Prior to Covid-19 arriving in the UK, I was working as a project manager undertaking research – and now unexpectedly find myself working as a contact tracer on the NHS Test and Trace programme.
I am a district nurse and Queen’s Nurse with over 30 years’ experience and left the NHS five years ago. However, I wanted to contribute in some small way to fight this awful virus.
How being a contract tracer works
In recent weeks, thousands of contract tracers have been hired by the Government. The contact tracing system service is delivered across three tiers:
- Tier 3: Phone and script-based contract tracing where any difficult issues are referred to Tier 2. Only low risk contacts are contacted by Tier 3.
- Tier 2: Phone-based contact tracing, which also includes risk assessment follow-up and management of cases, contacts and situations. Referrals can be made to Tier 1.
- Tier 1: Risk assessment and management of more complex cases.
Working in Tier 2 as an NHS professional, I am responsible for phoning people who have received a positive coronavirus test result to identify all their contacts and activities.
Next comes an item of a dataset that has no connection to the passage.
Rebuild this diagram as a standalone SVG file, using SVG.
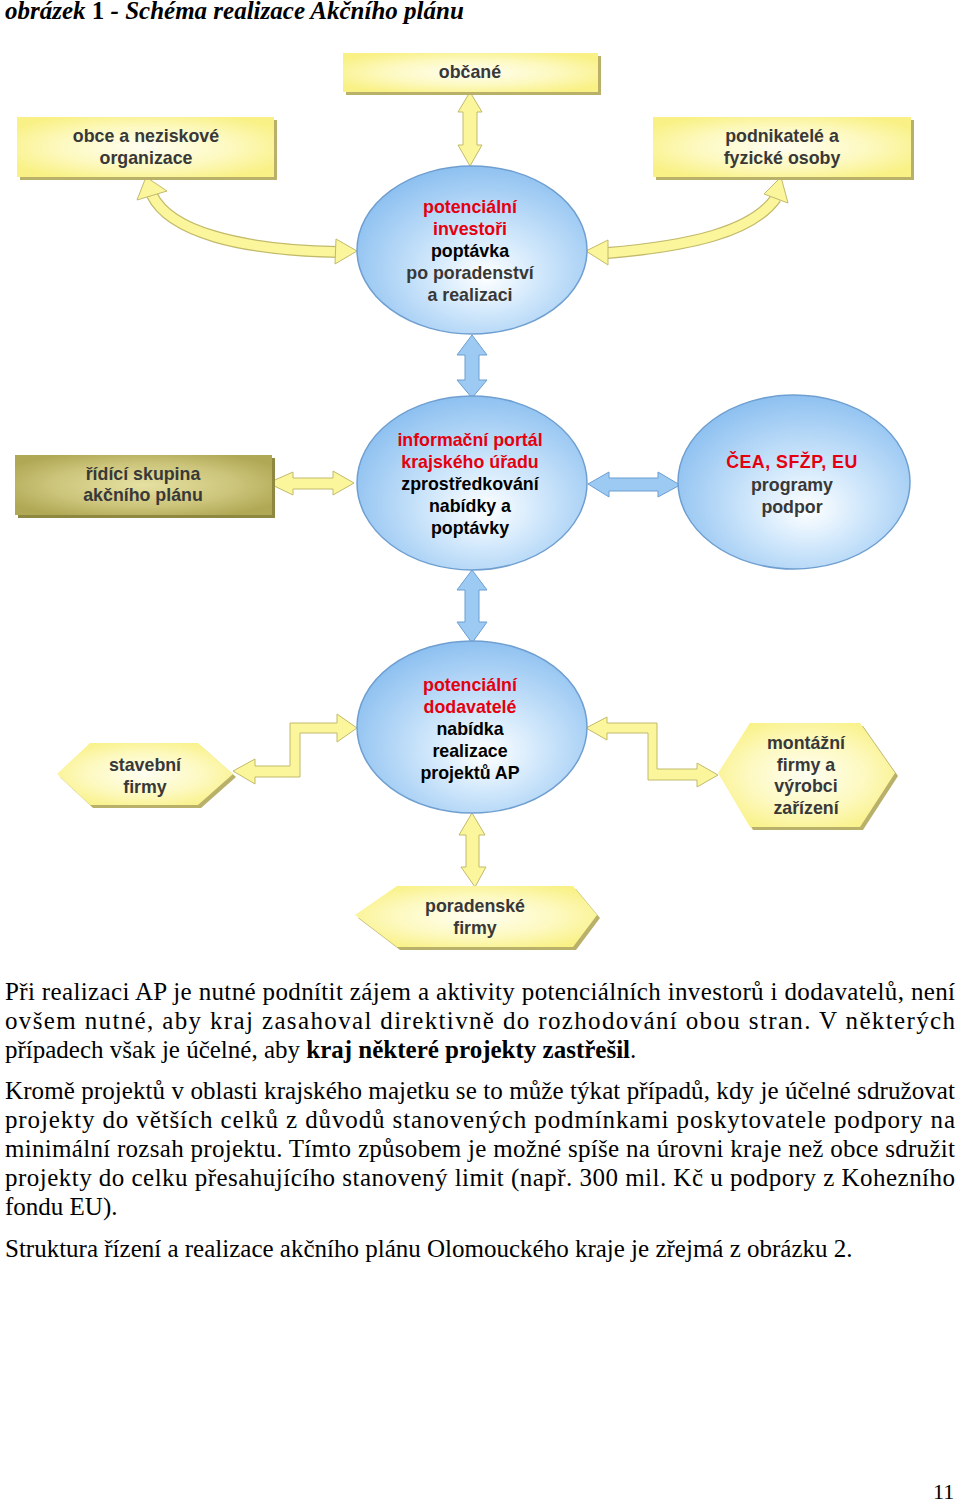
<svg xmlns="http://www.w3.org/2000/svg" width="960" height="1501" viewBox="0 0 960 1501">
<defs>
<style>
.lbl{font-family:"Liberation Sans",Arial,sans-serif;font-weight:bold;font-size:17.8px;text-anchor:middle}
.red{fill:#e4000f}
.blk{fill:#000}
.gry{fill:#383838}
.para{font-family:"Liberation Serif","Times New Roman",serif;font-size:25px;fill:#000}
.yarrow{fill:#fbf59c;stroke:#c2ba6a;stroke-width:1}
.barrow{fill:#9dcaf2;stroke:#6a9ed2;stroke-width:1}
.yshadow{fill:#b9b06a}
.circ{fill:url(#gBlue);stroke:#6f9fd0;stroke-width:1.5}
.ybox{fill:url(#gYel)}
</style>
<radialGradient id="gYel" cx="0.5" cy="0.5" r="0.6">
<stop offset="0" stop-color="#fffef2"/>
<stop offset="0.55" stop-color="#fdf9c0"/>
<stop offset="1" stop-color="#f9f185"/>
</radialGradient>
<radialGradient id="gOlive" cx="0.5" cy="0.5" r="0.6">
<stop offset="0" stop-color="#e6e1a2"/>
<stop offset="0.6" stop-color="#cbc47a"/>
<stop offset="1" stop-color="#b0a854"/>
</radialGradient>
<radialGradient id="gBlue" cx="0.55" cy="0.6" r="0.62" fx="0.56" fy="0.66">
<stop offset="0" stop-color="#ffffff"/>
<stop offset="0.35" stop-color="#d5eafc"/>
<stop offset="1" stop-color="#8bbff0"/>
</radialGradient>
</defs>
<rect width="960" height="1501" fill="#fff"/>

<text x="5" y="19" font-family="'Liberation Serif','Times New Roman',serif" font-size="25" font-weight="bold" font-style="italic" fill="#000">obrázek <tspan font-style="normal">1</tspan> - Schéma realizace Akčního plánu</text>

<g id="connectors">
  <polygon class="yarrow" points="470,92 482,112 477,112 477,145 482,145 470,166 458,145 463,145 463,112 458,112"/>
  <polygon class="barrow" points="472,335 487,355 479,355 479,380 487,380 472,398 457,380 465,380 465,355 457,355"/>
  <polygon class="barrow" points="472,570 487,590 479,590 479,622 487,622 472,643 457,622 465,622 465,590 457,590"/>
  <polygon class="yarrow" points="472,813 485,835 479,835 479,867 486,867 475,887 461,867 466,867 466,835 459,835"/>
  <polygon class="yarrow" points="268,483 293,472 293,478 333,478 333,471 354,483 333,495 333,489 293,489 293,495"/>
  <polygon class="barrow" points="588,484 609,472 609,478 658,478 658,472 680,485 658,497 658,491 609,491 609,497"/>
  <path d="M152,195 C170,232 240,250 338,252" fill="none" stroke="#c2ba6a" stroke-width="12"/>
  <path d="M152,195 C170,232 240,250 338,252" fill="none" stroke="#fbf59c" stroke-width="9.5"/>
  <polygon class="yarrow" points="146,177 167,191 137,200"/>
  <polygon class="yarrow" points="336,239 357,251 335,264"/>
  <path d="M607,253 C690,246 752,232 776,198" fill="none" stroke="#c2ba6a" stroke-width="12"/>
  <path d="M607,253 C690,246 752,232 776,198" fill="none" stroke="#fbf59c" stroke-width="9.5"/>
  <polygon class="yarrow" points="586,251 608,240 608,265"/>
  <polygon class="yarrow" points="781,177 788,203 764,194"/>
  <polygon class="yarrow" points="233,771 255,759 255,766 290,766 290,723 337,723 337,714 357,728 337,742 337,733 300,733 300,777 255,777 255,784"/>
  <polygon class="yarrow" points="586,728 607,717 607,723 657,723 657,769 697,769 697,763 718,775 697,787 697,780 648,780 648,733 607,733 607,740"/>
</g>

<g id="node-obcane">
  <rect class="yshadow" x="346" y="56" width="255" height="39"/>
  <rect class="ybox" x="343" y="53" width="255" height="39"/>
  <text class="lbl gry" x="470" y="78">občané</text>
</g>
<g id="node-obce">
  <rect class="yshadow" x="20" y="120" width="257" height="60"/>
  <rect class="ybox" x="17" y="117" width="257" height="60"/>
  <text class="lbl gry" x="146" y="142">obce a neziskové</text>
  <text class="lbl gry" x="146" y="164">organizace</text>
</g>
<g id="node-podnikatele">
  <rect class="yshadow" x="656" y="120" width="258" height="60"/>
  <rect class="ybox" x="653" y="117" width="258" height="60"/>
  <text class="lbl gry" x="782" y="142">podnikatelé a</text>
  <text class="lbl gry" x="782" y="164">fyzické osoby</text>
</g>
<g id="node-investori">
  <ellipse class="circ" cx="472" cy="250" rx="115" ry="84"/>
  <text class="lbl red" x="470" y="213">potenciální</text>
  <text class="lbl red" x="470" y="235">investoři</text>
  <text class="lbl blk" x="470" y="257">poptávka</text>
  <text class="lbl gry" x="470" y="279">po poradenství</text>
  <text class="lbl gry" x="470" y="301">a realizaci</text>
</g>
<g id="node-ridici">
  <rect x="18" y="458" width="257" height="60" fill="#8e8840"/>
  <rect x="15" y="455" width="257" height="60" fill="url(#gOlive)"/>
  <text class="lbl gry" x="143" y="480">řídící skupina</text>
  <text class="lbl gry" x="143" y="501">akčního plánu</text>
</g>
<g id="node-portal">
  <ellipse class="circ" cx="472" cy="483" rx="115" ry="87"/>
  <text class="lbl red" x="470" y="446">informační portál</text>
  <text class="lbl red" x="470" y="468">krajského úřadu</text>
  <text class="lbl blk" x="470" y="490">zprostředkování</text>
  <text class="lbl blk" x="470" y="512">nabídky a</text>
  <text class="lbl blk" x="470" y="534">poptávky</text>
</g>
<g id="node-cea">
  <ellipse class="circ" cx="794" cy="482" rx="116" ry="87"/>
  <text class="lbl red" x="792" y="468" letter-spacing="0.5">ČEA, SFŽP, EU</text>
  <text class="lbl gry" x="792" y="491">programy</text>
  <text class="lbl gry" x="792" y="513">podpor</text>
</g>
<g id="node-dodavatele">
  <ellipse class="circ" cx="472" cy="727" rx="115" ry="86"/>
  <text class="lbl red" x="470" y="691">potenciální</text>
  <text class="lbl red" x="470" y="713">dodavatelé</text>
  <text class="lbl blk" x="470" y="735">nabídka</text>
  <text class="lbl blk" x="470" y="757">realizace</text>
  <text class="lbl blk" x="470" y="779">projektů AP</text>
</g>
<g id="node-stavebni">
  <polygon class="yshadow" points="60,777 93,746 201,746 236,777 201,808 93,808"/>
  <polygon class="ybox" points="57,774 90,743 198,743 233,774 198,805 90,805"/>
  <text class="lbl gry" x="145" y="771">stavební</text>
  <text class="lbl gry" x="145" y="793">firmy</text>
</g>
<g id="node-montazni">
  <polygon class="yshadow" points="721,776 753,726 863,726 898,776 863,830 753,830"/>
  <polygon class="ybox" points="718,773 750,723 860,723 895,773 860,827 750,827"/>
  <text class="lbl gry" x="806" y="749">montážní</text>
  <text class="lbl gry" x="806" y="771">firmy a</text>
  <text class="lbl gry" x="806" y="792">výrobci</text>
  <text class="lbl gry" x="806" y="814">zařízení</text>
</g>
<g id="node-poradenske">
  <polygon class="yshadow" points="358,918 400,889 576,889 600,918 576,950 400,950"/>
  <polygon class="ybox" points="355,915 397,886 573,886 597,915 573,947 397,947"/>
  <text class="lbl gry" x="475" y="912">poradenské</text>
  <text class="lbl gry" x="475" y="934">firmy</text>
</g>

<g id="body-text" class="para">
  <text x="5" y="1000" textLength="950" lengthAdjust="spacing">Při realizaci AP je nutné podnítit zájem a aktivity potenciálních investorů i dodavatelů, není</text>
  <text x="5" y="1029" textLength="950" lengthAdjust="spacing">ovšem nutné, aby kraj zasahoval direktivně do rozhodování obou stran. V některých</text>
  <text x="5" y="1058">případech však je účelné, aby <tspan font-weight="bold">kraj některé projekty zastřešil</tspan>.</text>
  <text x="5" y="1099" textLength="950" lengthAdjust="spacing">Kromě projektů v oblasti krajského majetku se to může týkat případů, kdy je účelné sdružovat</text>
  <text x="5" y="1128" textLength="950" lengthAdjust="spacing">projekty do větších celků z důvodů stanovených podmínkami poskytovatele podpory na</text>
  <text x="5" y="1157" textLength="950" lengthAdjust="spacing">minimální rozsah projektu. Tímto způsobem je možné spíše na úrovni kraje než obce sdružit</text>
  <text x="5" y="1186" textLength="950" lengthAdjust="spacing">projekty do celku přesahujícího stanovený limit (např. 300 mil. Kč u podpory z Kohezního</text>
  <text x="5" y="1215">fondu EU).</text>
  <text x="5" y="1257">Struktura řízení a realizace akčního plánu Olomouckého kraje je zřejmá z obrázku 2.</text>
  <text x="933" y="1499" font-size="22">11</text>
</g>
</svg>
Once a person tests positive for Covid-19, they will receive a text, email alert or phone call from NHS Test and Trace within 24 hours. This will provide instructions of how to share details of the people they have been in close, recent contact with – including family or other people they live with, as well as people they have been in direct contact with, or within two metres of, for more than 15 minutes. They will also need to disclose places they have recently visited. Those testing positive must complete the entire 7-day period of self-isolation, while members of their household must complete a 14-day isolation period, from when the positive tested person first showed symptoms.
When I call a positive tested person on the phone via NHS Test and Trace, the service uses a single phone number: 0300 013 5000 and all the information provided to the service is held in strict confidence and will only be kept and used in line with the Data Protection Act 2018. The contact tracing team uses the information provided, along with online services and local public health experts, to identify the individuals they have had close contact with and alert those most at risk of having the virus that they need to self-isolate.
The training to be a contact tracer
Training involved reading a large amount of information from Public Health England, including 28 pieces of e-Learning, videos that guided me through the system, and modules with assessments including Information Governance, Safeguarding of Children and Safeguarding of Adults. There were also webinars to access to further learning.
The training also includes practice scenarios, including situations to escalate to Tier 1 for tracing and management. For example, if I spoke to a Covid-19 positive person who had recently entered the country on a flight, I would gather their flight details and escalate up to Tier 1. Other examples that must be escalated include people have attended a day care centre for older or vulnerable people, care homes, schools, nurseries and prisons.
This new way of working has been quite challenging. Once I had my application accepted, I had many emails with instructions on how to download and access Amazon Work Space, more emails with passwords and passcodes for Contact Tracing and Advisory Service, Synergy, Sitel and Ring Central – all these systems integrate and are needed to be in place before I could start tracing. It was quite overwhelming at first to be using so many access codes, registration codes, passwords and usernames – all different details for each system and then changing all the information given once I was in the system to passwords of my choice.
Thankfully, I became aware of a small Queen’s Nurse WhatsApp group also working as contact tracers and going through the maze of accessing the systems like me. This group have been a lifeline to connect with. We problem-solve and support each other whilst we all get used to working from home and in isolation from other team members.
My many years of clinical experience as a nurse have definitely been beneficial to taking on this new role. When phoning a person with coronavirus, I introduce myself as a nurse and ask how they are doing. If they need extra support, I can signpost them to the appropriate organisation as all the details are on the screen in front of me. Reflecting during the last few weeks on some of the frustrations and complications in accessing the systems, I am acutely aware that these structures need to be secure as we are handling peoples’ private information and data.
As we continue to wrestle with this disease. I am looking forward to working with the NHS Test and Trace programme over the next few months. I hope that any potential infections will be tested and traced in a timely way in order for new transmissions to be isolated quickly and allow the vast majority of the population to be able to get on with their lives in a more normal way.